Einigermassen sicher darf sich fühlen, wer seine Immobilie mit mindestens 52 Prozent Eigenkapital finanziert hat. Nach einem Preissturz von 40 Prozent genügt das Eigenkapital dann noch immer den Mindestanforderungen. Wirklich auf der sicheren Seite sind nur Besitzer, die ihre Immobilie mit einer Hypothek von 
30 bis 40 Prozent belehnt haben. Immobilienexperte Loepfe: «Die meisten Banken sehen im Kleingedruckten der Hypothekarverträge schon bei höheren Eigenkapitalquoten eine Nachschusspflicht vor.»

Gehäufte Unglücksprophezeiungen

Klar: Schon seit Jahren warnen Experten vor einer Immobilienblase. Doch in jüngster Zeit häuften sich die Unglücks-Prophezeiungen. Und mit der Nationalbank und der Finanzmarktaufsicht (Finma) stimmen nun auch zwei unverdächtige Institutionen in den Chor der Warner mit ein.

Dabei geht es neuerdings verstärkt auch um Rendite-Immobilien – Wohnungen, die gekauft werden, um Mieteinnahmen zu erzielen. Denn in diesem Sektor hat sich die Preisblase besonders deutlich bemerkbar gemacht.

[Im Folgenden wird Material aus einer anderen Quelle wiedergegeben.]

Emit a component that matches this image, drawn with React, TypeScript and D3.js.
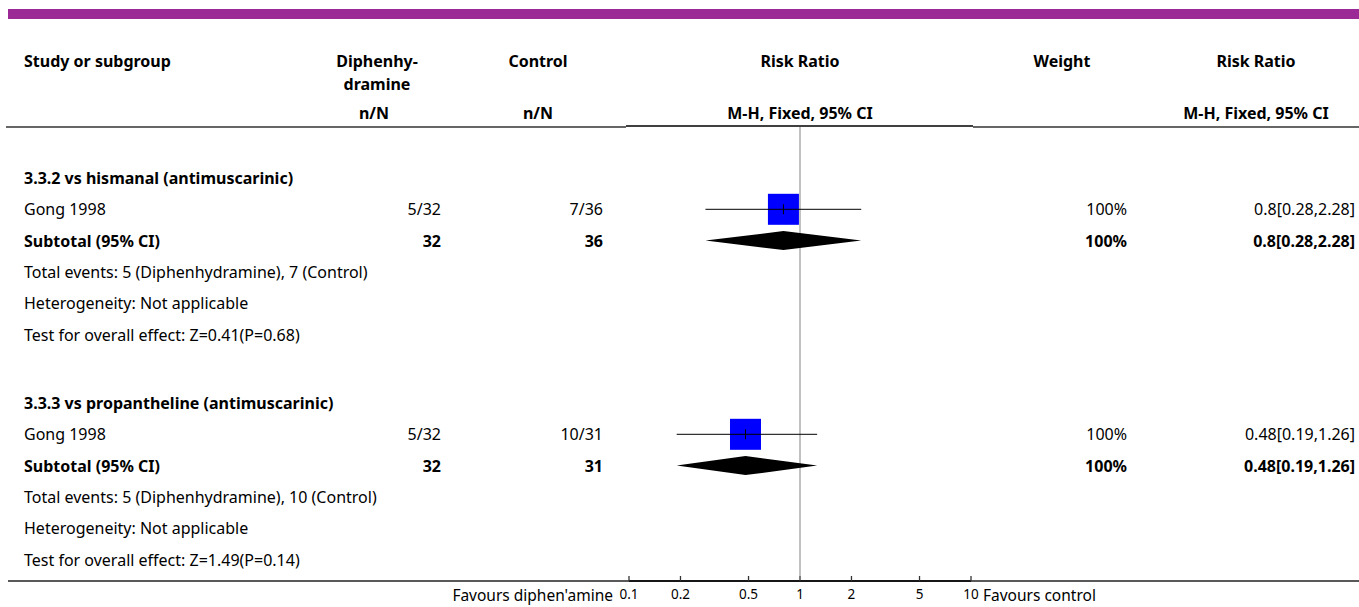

Die Finma blickt auch deshalb so nervös auf den Immobilienmarkt, weil ein Crash viele Banken in Schwierigkeiten bringen würde.

Mit Immobilienfinanzierungen übernommen

Ein Stresstest zeigt: Rund die Hälfte der überprüften Institute würde bei einer Immobilienkrise wie in den 90er-Jahren dringend neues Kapital benötigen.

Gelingt es den betroffenen Banken dann nicht, das Geld aufzutreiben, kommt es zu Konkursen wie jenem der Spar- und Leihkasse Thun. Die ging wenige Monate nach ihrer 125-Jahr-Jubiliäumsfeier im Oktober 1991 bankrott. Bis dahin war sie die zweitgrösste Bank des Berner Oberlandes. Die Spar- und Leihkasse hatte sich mit Immobilienfinanzierungen im ganzen Land übernommen und war auf den Einbruch der Liegenschaftspreise denkbar schlecht vorbereitet.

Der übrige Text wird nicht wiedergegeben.